→ **OBJECTIVE**
Find each line with the string "this" and report it.

→ **TASK MATERIAL**

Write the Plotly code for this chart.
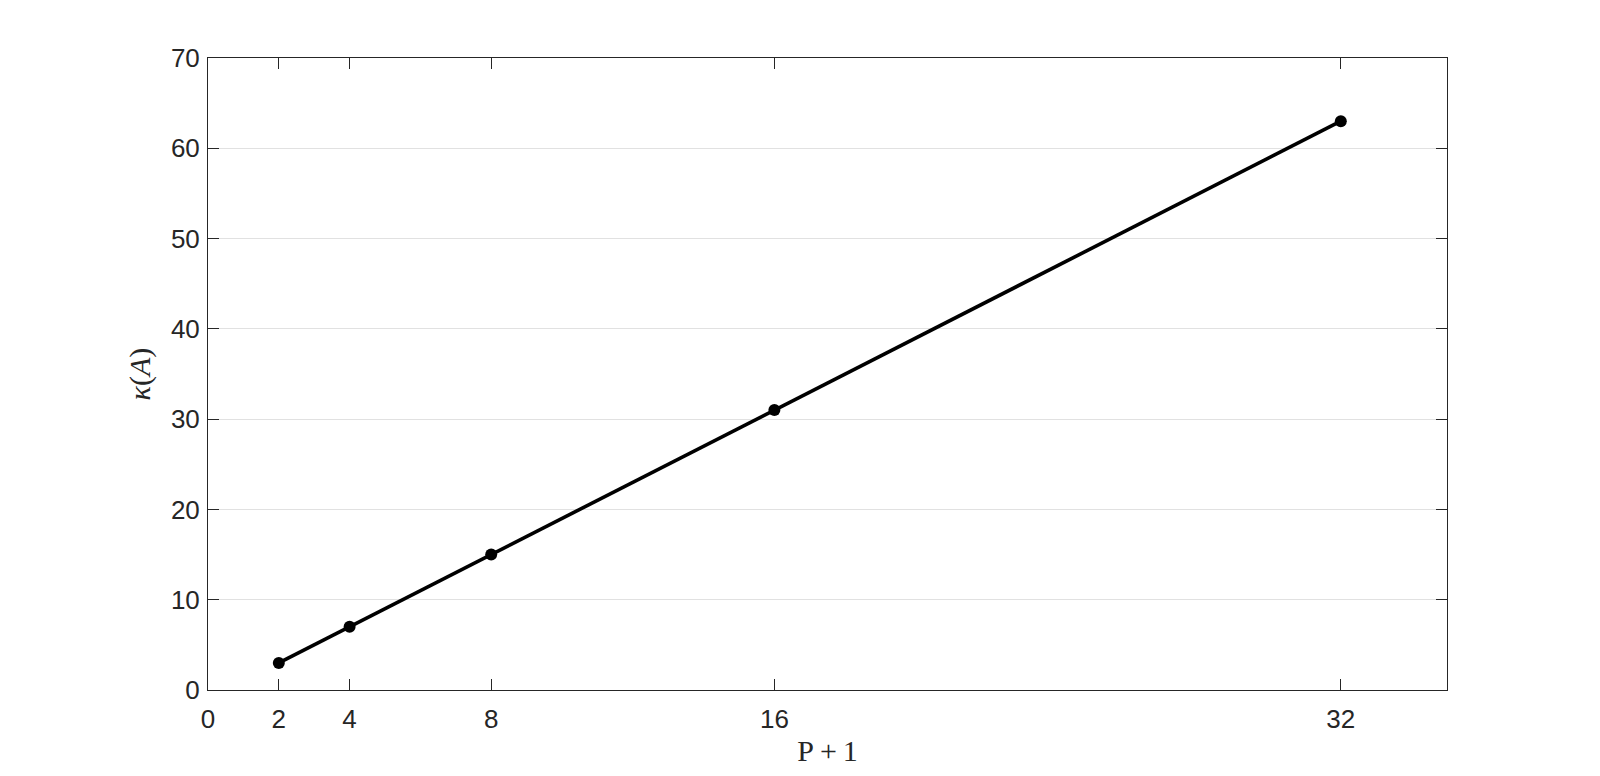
import plotly.graph_objects as go

# P+1 values and condition numbers
p_plus_1 = [2, 4, 8, 16, 32]
kappa = [3, 7, 15, 31, 63]

x_ticks = [0, 2, 4, 8, 16, 32]
y_ticks = [0, 10, 20, 30, 40, 50, 60, 70]

axis_color = "#262626"
tick_font = dict(family="Liberation Sans, Arial", size=26, color=axis_color)
title_font = dict(family="Liberation Serif, Times New Roman", size=30, color=axis_color)

fig = go.Figure()

fig.add_trace(go.Scatter(
    x=p_plus_1,
    y=kappa,
    mode="lines+markers",
    line=dict(color="black", width=3.6),
    marker=dict(color="black", size=12),
    showlegend=False,
))

fig.update_xaxes(
    range=[0, 35],
    tickvals=x_ticks,
    ticktext=[str(t) for t in x_ticks],
    ticks="inside",
    ticklen=11,
    tickwidth=1,
    tickcolor=axis_color,
    ticklabelstandoff=6,
    showline=True,
    linecolor=axis_color,
    linewidth=1,
    mirror="ticks",
    showgrid=False,
    zeroline=False,
    tickfont=tick_font,
    title=dict(text="P\u2009+\u20091", font=title_font, standoff=6),
)

fig.update_yaxes(
    range=[0, 70],
    tickvals=y_ticks,
    ticks="inside",
    ticklen=11,
    tickwidth=1,
    tickcolor=axis_color,
    ticklabelstandoff=2,
    showline=True,
    linecolor=axis_color,
    linewidth=1,
    mirror="ticks",
    showgrid=True,
    gridcolor="#e1e1e1",
    gridwidth=1,
    zeroline=False,
    tickfont=tick_font,
    title=dict(text="<i>κ</i>(<i>A</i>)", font=title_font, standoff=11),
)

# page body adds an 8px offset, margins compensate for it
fig.update_layout(
    width=1600,
    height=776,
    plot_bgcolor="white",
    paper_bgcolor="white",
    margin=dict(l=200, r=161, t=50, b=94),
)

fig.write_html("out.html")
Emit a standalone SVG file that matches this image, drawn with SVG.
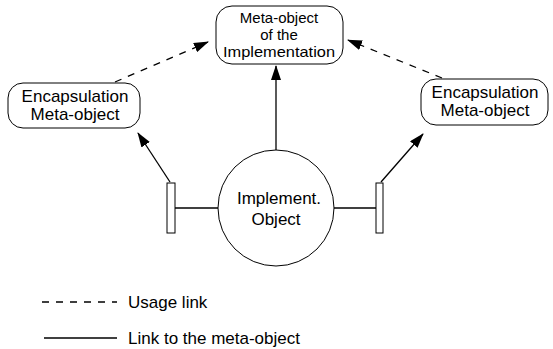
<svg xmlns="http://www.w3.org/2000/svg" width="553" height="349" viewBox="0 0 553 349">
<style>
.box{fill:#fff;stroke:#000;stroke-width:1}
.t{font-family:"Liberation Sans",Arial,sans-serif;font-size:17px;fill:#000;text-anchor:middle}
.tt{font-family:"Liberation Sans",Arial,sans-serif;font-size:15px;fill:#000;text-anchor:middle}
.tl{font-family:"Liberation Sans",Arial,sans-serif;font-size:17px;fill:#000}
.ln{stroke:#000;stroke-width:1.3;fill:none}
.dash{stroke:#000;stroke-width:1.3;fill:none;stroke-dasharray:7,7}
</style>
<defs>
<marker id="ah" markerWidth="15" markerHeight="10" refX="14" refY="5" orient="auto" markerUnits="userSpaceOnUse">
<path d="M0,0 L15,5 L0,10 Z" fill="#000"/>
</marker>
</defs>
<g id="connectors">
<line class="dash" x1="115" y1="82" x2="208" y2="42" marker-end="url(#ah)"/>
<line class="dash" x1="442" y1="78" x2="348" y2="40" marker-end="url(#ah)"/>
<line class="ln" x1="276" y1="150" x2="276" y2="66" marker-end="url(#ah)"/>
<line class="ln" x1="170" y1="182" x2="138" y2="133" marker-end="url(#ah)"/>
<line class="ln" x1="381" y1="182" x2="423" y2="134" marker-end="url(#ah)"/>
<line class="ln" x1="175" y1="208" x2="218" y2="208"/>
<line class="ln" x1="334" y1="208" x2="376" y2="208"/>
</g>
<g id="meta-impl">
<rect class="box" x="216" y="6" width="127" height="58" rx="16" ry="16"/>
<text class="tt" x="279" y="23">Meta-object</text>
<text class="tt" x="279" y="40">of the</text>
<text class="tt" x="279" y="57" textLength="112" lengthAdjust="spacingAndGlyphs">Implementation</text>
</g>
<g id="encap-left">
<rect class="box" x="8" y="83" width="132" height="45" rx="15" ry="15"/>
<text class="t" x="75" y="102">Encapsulation</text>
<text class="t" x="75" y="120">Meta-object</text>
</g>
<g id="encap-right">
<rect class="box" x="421" y="79" width="127" height="46" rx="15" ry="15"/>
<text class="t" x="485" y="98">Encapsulation</text>
<text class="t" x="485" y="116">Meta-object</text>
</g>
<g id="impl-object">
<circle class="box" cx="276" cy="208" r="58"/>
<text class="t" x="279" y="204">Implement.</text>
<text class="t" x="276" y="225">Object</text>
</g>
<g id="bar-left">
<rect class="box" x="167" y="183" width="8" height="50"/>
</g>
<g id="bar-right">
<rect class="box" x="376" y="183" width="7" height="50"/>
</g>
<g id="legend">
<line class="dash" x1="42" y1="302" x2="117" y2="302"/>
<text class="tl" x="128" y="308">Usage link</text>
<line class="ln" x1="44" y1="338" x2="117" y2="338"/>
<text class="tl" x="128" y="344">Link to the meta-object</text>
</g>
</svg>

→ **SOLUTION TO THE PROBLEM**
Write the Plotly code for this chart.
Emit a standalone SVG file that matches this image, drawn with SVG.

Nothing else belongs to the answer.